**Source records:**

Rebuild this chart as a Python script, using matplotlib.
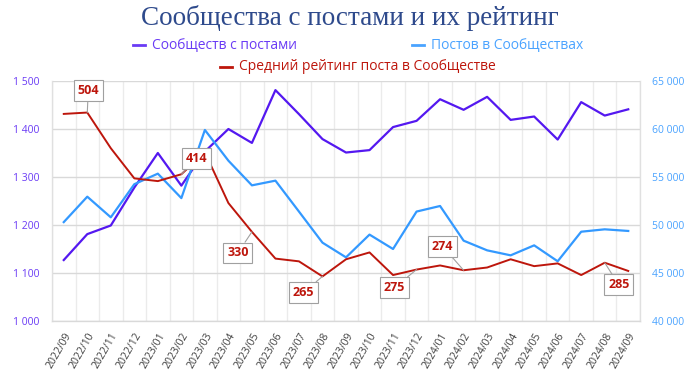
import matplotlib
matplotlib.use("Agg")
import matplotlib.pyplot as plt
from matplotlib.lines import Line2D
from matplotlib.ticker import FixedLocator, FuncFormatter

months = ["2022/09", "2022/10", "2022/11", "2022/12", "2023/01", "2023/02", "2023/03",
          "2023/04", "2023/05", "2023/06", "2023/07", "2023/08", "2023/09", "2023/10",
          "2023/11", "2023/12", "2024/01", "2024/02", "2024/03", "2024/04", "2024/05",
          "2024/06", "2024/07", "2024/08", "2024/09"]

communities = [1127, 1181, 1199, 1278, 1350, 1282, 1353, 1400, 1371, 1481, 1431, 1379,
               1351, 1356, 1404, 1417, 1462, 1440, 1467, 1419, 1426, 1378, 1456, 1428, 1441]

posts = [50300, 52950, 50800, 54250, 55350, 52800, 59900, 56700, 54130, 54620, 51400, 48160,
         46630, 49000, 47500, 51400, 51980, 48370, 47360, 46840, 47880, 46220, 49300, 49550, 49380]

rating = [502, 504, 452, 408, 404, 414, 446, 372, 330, 291, 287, 265,
          290, 300, 267, 275, 281, 274, 278, 290, 280, 284, 267, 285, 273]

labels_idx = [1, 5, 8, 11, 15, 17, 23]
label_offsets = [(1, 22), (15, 16), (-14, -21), (-19, -16), (-22, -18), (-21, 24), (14, -22)]

C_PURPLE = "#5418F0"
C_BLUE = "#3399FF"
C_RED = "#BD160C"
C_PURPLE_T = "#6A3BF5"
C_BLUE_T = "#4AA3FF"

fig = plt.figure(figsize=(7.0, 3.76), dpi=100)
ax = fig.add_axes([52/700, 1-321/376, (640-52)/700, (321-81)/376])
ax2 = ax.twinx()
ax3 = ax.twinx()

x = list(range(len(months)))

ax.set_xlim(-0.5, len(months)-0.5)
ax.set_ylim(1000, 1500)
ax2.set_ylim(40000, 65000)
ax3.set_ylim(200, 550)

# grid
ax.set_yticks(range(1000, 1501, 100))
ax.yaxis.grid(True, color="#D9D9D9", linewidth=1.0)
ax.xaxis.set_minor_locator(FixedLocator([i-0.5 for i in range(len(months)+1)]))
ax.xaxis.grid(True, which="minor", color="#EBEBEB", linewidth=1.0)
ax.set_axisbelow(True)
ax.set_xticks(x)
ax.set_xticklabels(months, rotation=60, ha="right", va="top", rotation_mode="anchor",
                   fontsize=7.5, color="#404040", family="Open Sans")
ax.tick_params(axis="x", which="both", length=0, pad=7)

fmt = FuncFormatter(lambda v, p: f"{int(v):,}".replace(",", " "))
ax.yaxis.set_major_formatter(fmt)
ax.tick_params(axis="y", length=0, labelsize=7.5, labelcolor=C_PURPLE_T, pad=9)
for lab in ax.get_yticklabels():
    lab.set_family("Open Sans")

ax2.set_yticks(range(40000, 65001, 5000))
ax2.yaxis.set_major_formatter(fmt)
ax2.tick_params(axis="y", length=0, labelsize=7.5, labelcolor=C_BLUE_T, pad=9)
for lab in ax2.get_yticklabels():
    lab.set_family("Open Sans")

ax3.set_yticks([])
for a in (ax, ax2, ax3):
    a.spines["top"].set_visible(False)
    a.spines["left"].set_color("#E0E0E0")
    a.spines["right"].set_color("#E0E0E0")
    a.spines["bottom"].set_color("#D9D9D9")

ax2.plot(x, posts, color=C_BLUE, linewidth=1.6, zorder=3)
ax.plot(x, communities, color=C_PURPLE, linewidth=1.6, zorder=3)
ax3.plot(x, rating, color=C_RED, linewidth=1.4, zorder=3)

for i, (dx, dy) in zip(labels_idx, label_offsets):
    ax3.annotate(str(rating[i]), xy=(i, rating[i]), xytext=(dx, dy),
                 textcoords="offset pixels", ha="center", va="center",
                 fontsize=9, fontweight="bold", color=C_RED, family="Open Sans",
                 bbox=dict(boxstyle="square,pad=0.3", fc="white", ec="#A0A0A0", lw=0.8),
                 arrowprops=dict(arrowstyle="-", color="#A0A0A0", lw=0.8,
                                 shrinkA=0, shrinkB=0), zorder=5)

# title
fig.text(0.5, 1-18/376, "Сообщества с постами и их рейтинг", ha="center", va="center",
         fontsize=19.5, color="#2E4A8C", family="Liberation Serif")

# legend
def leg(xs, y, color, text):
    fig.add_artist(Line2D([xs/700, (xs+12)/700], [1-y/376, 1-y/376], color=color, lw=2.0))
    fig.text((xs+19)/700, 1-y/376, text, ha="left", va="center", fontsize=10,
             color=color, family="Open Sans")

leg(133, 45, C_PURPLE_T, "Сообществ с постами")
leg(412, 45, C_BLUE_T, "Постов в Сообществах")
leg(220, 67, C_RED, "Средний рейтинг поста в Сообществе")

fig.savefig("out.png", dpi=100)
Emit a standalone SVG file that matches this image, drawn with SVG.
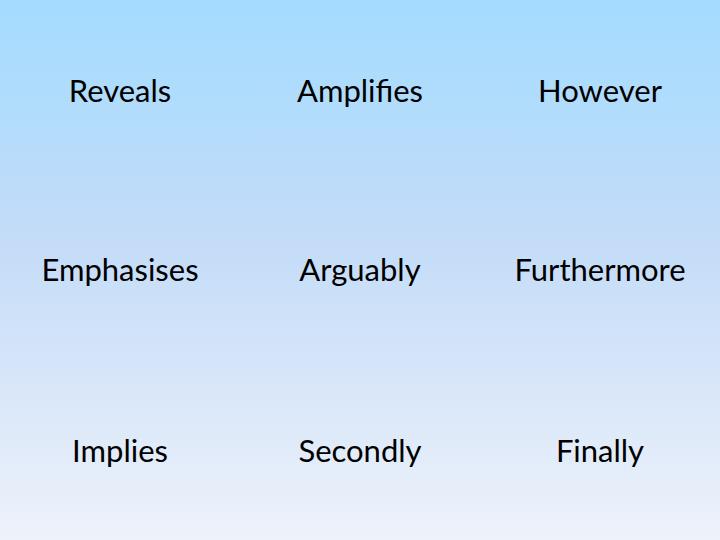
<svg xmlns="http://www.w3.org/2000/svg" width="720" height="540" viewBox="0 0 720 540">
<defs>
<linearGradient id="bg" x1="0" y1="0" x2="0" y2="1">
<stop offset="0" stop-color="#a3dcff"/>
<stop offset="0.45" stop-color="#c4dcf8"/>
<stop offset="1" stop-color="#eef2fa"/>
</linearGradient>
<style>text{font-family:Lato,"Open Sans",sans-serif;font-size:31px;fill:#000;text-anchor:middle}</style>
</defs>
<rect width="720" height="540" fill="url(#bg)"/>
<g id="n1"><text x="120" y="102">Reveals</text></g>
<g id="n2"><text x="360" y="102">Amplifies</text></g>
<g id="n3"><text x="600" y="102">However</text></g>
<g id="n4"><text x="120" y="281">Emphasises</text></g>
<g id="n5"><text x="360" y="281">Arguably</text></g>
<g id="n6"><text x="600" y="281">Furthermore</text></g>
<g id="n7"><text x="120" y="462">Implies</text></g>
<g id="n8"><text x="360" y="462">Secondly</text></g>
<g id="n9"><text x="600" y="462">Finally</text></g>
<g id="connectors"/>
</svg>
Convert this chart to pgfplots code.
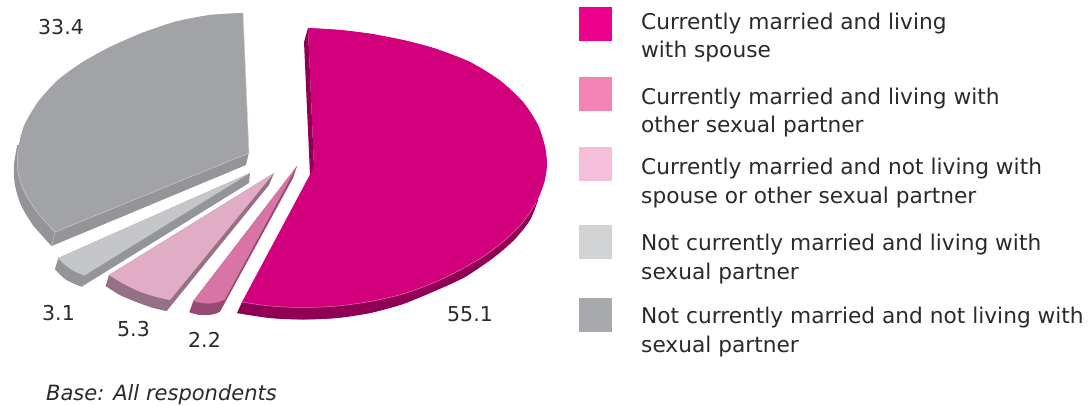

**What needs to be done:**
Repeat the records word for word. Any picture in them should be left out.

**Solution for this problem:**
Rebuild this chart as a Python script, using matplotlib.
import matplotlib
matplotlib.use("Agg")
import matplotlib.pyplot as plt
from matplotlib.lines import Line2D
from matplotlib.ticker import FixedLocator, FuncFormatter

months = ["2022/09", "2022/10", "2022/11", "2022/12", "2023/01", "2023/02", "2023/03",
          "2023/04", "2023/05", "2023/06", "2023/07", "2023/08", "2023/09", "2023/10",
          "2023/11", "2023/12", "2024/01", "2024/02", "2024/03", "2024/04", "2024/05",
          "2024/06", "2024/07", "2024/08", "2024/09"]

communities = [1127, 1181, 1199, 1278, 1350, 1282, 1353, 1400, 1371, 1481, 1431, 1379,
               1351, 1356, 1404, 1417, 1462, 1440, 1467, 1419, 1426, 1378, 1456, 1428, 1441]

posts = [50300, 52950, 50800, 54250, 55350, 52800, 59900, 56700, 54130, 54620, 51400, 48160,
         46630, 49000, 47500, 51400, 51980, 48370, 47360, 46840, 47880, 46220, 49300, 49550, 49380]

rating = [502, 504, 452, 408, 404, 414, 446, 372, 330, 291, 287, 265,
          290, 300, 267, 275, 281, 274, 278, 290, 280, 284, 267, 285, 273]

labels_idx = [1, 5, 8, 11, 15, 17, 23]
label_offsets = [(1, 22), (15, 16), (-14, -21), (-19, -16), (-22, -18), (-21, 24), (14, -22)]

C_PURPLE = "#5418F0"
C_BLUE = "#3399FF"
C_RED = "#BD160C"
C_PURPLE_T = "#6A3BF5"
C_BLUE_T = "#4AA3FF"

fig = plt.figure(figsize=(7.0, 3.76), dpi=100)
ax = fig.add_axes([52/700, 1-321/376, (640-52)/700, (321-81)/376])
ax2 = ax.twinx()
ax3 = ax.twinx()

x = list(range(len(months)))

ax.set_xlim(-0.5, len(months)-0.5)
ax.set_ylim(1000, 1500)
ax2.set_ylim(40000, 65000)
ax3.set_ylim(200, 550)

# grid
ax.set_yticks(range(1000, 1501, 100))
ax.yaxis.grid(True, color="#D9D9D9", linewidth=1.0)
ax.xaxis.set_minor_locator(FixedLocator([i-0.5 for i in range(len(months)+1)]))
ax.xaxis.grid(True, which="minor", color="#EBEBEB", linewidth=1.0)
ax.set_axisbelow(True)
ax.set_xticks(x)
ax.set_xticklabels(months, rotation=60, ha="right", va="top", rotation_mode="anchor",
                   fontsize=7.5, color="#404040", family="Open Sans")
ax.tick_params(axis="x", which="both", length=0, pad=7)

fmt = FuncFormatter(lambda v, p: f"{int(v):,}".replace(",", " "))
ax.yaxis.set_major_formatter(fmt)
ax.tick_params(axis="y", length=0, labelsize=7.5, labelcolor=C_PURPLE_T, pad=9)
for lab in ax.get_yticklabels():
    lab.set_family("Open Sans")

ax2.set_yticks(range(40000, 65001, 5000))
ax2.yaxis.set_major_formatter(fmt)
ax2.tick_params(axis="y", length=0, labelsize=7.5, labelcolor=C_BLUE_T, pad=9)
for lab in ax2.get_yticklabels():
    lab.set_family("Open Sans")

ax3.set_yticks([])
for a in (ax, ax2, ax3):
    a.spines["top"].set_visible(False)
    a.spines["left"].set_color("#E0E0E0")
    a.spines["right"].set_color("#E0E0E0")
    a.spines["bottom"].set_color("#D9D9D9")

ax2.plot(x, posts, color=C_BLUE, linewidth=1.6, zorder=3)
ax.plot(x, communities, color=C_PURPLE, linewidth=1.6, zorder=3)
ax3.plot(x, rating, color=C_RED, linewidth=1.4, zorder=3)

for i, (dx, dy) in zip(labels_idx, label_offsets):
    ax3.annotate(str(rating[i]), xy=(i, rating[i]), xytext=(dx, dy),
                 textcoords="offset pixels", ha="center", va="center",
                 fontsize=9, fontweight="bold", color=C_RED, family="Open Sans",
                 bbox=dict(boxstyle="square,pad=0.3", fc="white", ec="#A0A0A0", lw=0.8),
                 arrowprops=dict(arrowstyle="-", color="#A0A0A0", lw=0.8,
                                 shrinkA=0, shrinkB=0), zorder=5)

# title
fig.text(0.5, 1-18/376, "Сообщества с постами и их рейтинг", ha="center", va="center",
         fontsize=19.5, color="#2E4A8C", family="Liberation Serif")

# legend
def leg(xs, y, color, text):
    fig.add_artist(Line2D([xs/700, (xs+12)/700], [1-y/376, 1-y/376], color=color, lw=2.0))
    fig.text((xs+19)/700, 1-y/376, text, ha="left", va="center", fontsize=10,
             color=color, family="Open Sans")

leg(133, 45, C_PURPLE_T, "Сообществ с постами")
leg(412, 45, C_BLUE_T, "Постов в Сообществах")
leg(220, 67, C_RED, "Средний рейтинг поста в Сообществе")

fig.savefig("out.png", dpi=100)
Emit a standalone SVG file that matches this image, drawn with SVG.
<svg xmlns="http://www.w3.org/2000/svg" width="720" height="540" viewBox="0 0 720 540">
<defs>
<linearGradient id="bg" x1="0" y1="0" x2="0" y2="1">
<stop offset="0" stop-color="#a3dcff"/>
<stop offset="0.45" stop-color="#c4dcf8"/>
<stop offset="1" stop-color="#eef2fa"/>
</linearGradient>
<style>text{font-family:Lato,"Open Sans",sans-serif;font-size:31px;fill:#000;text-anchor:middle}</style>
</defs>
<rect width="720" height="540" fill="url(#bg)"/>
<g id="n1"><text x="120" y="102">Reveals</text></g>
<g id="n2"><text x="360" y="102">Amplifies</text></g>
<g id="n3"><text x="600" y="102">However</text></g>
<g id="n4"><text x="120" y="281">Emphasises</text></g>
<g id="n5"><text x="360" y="281">Arguably</text></g>
<g id="n6"><text x="600" y="281">Furthermore</text></g>
<g id="n7"><text x="120" y="462">Implies</text></g>
<g id="n8"><text x="360" y="462">Secondly</text></g>
<g id="n9"><text x="600" y="462">Finally</text></g>
<g id="connectors"/>
</svg>
Convert this chart to pgfplots code.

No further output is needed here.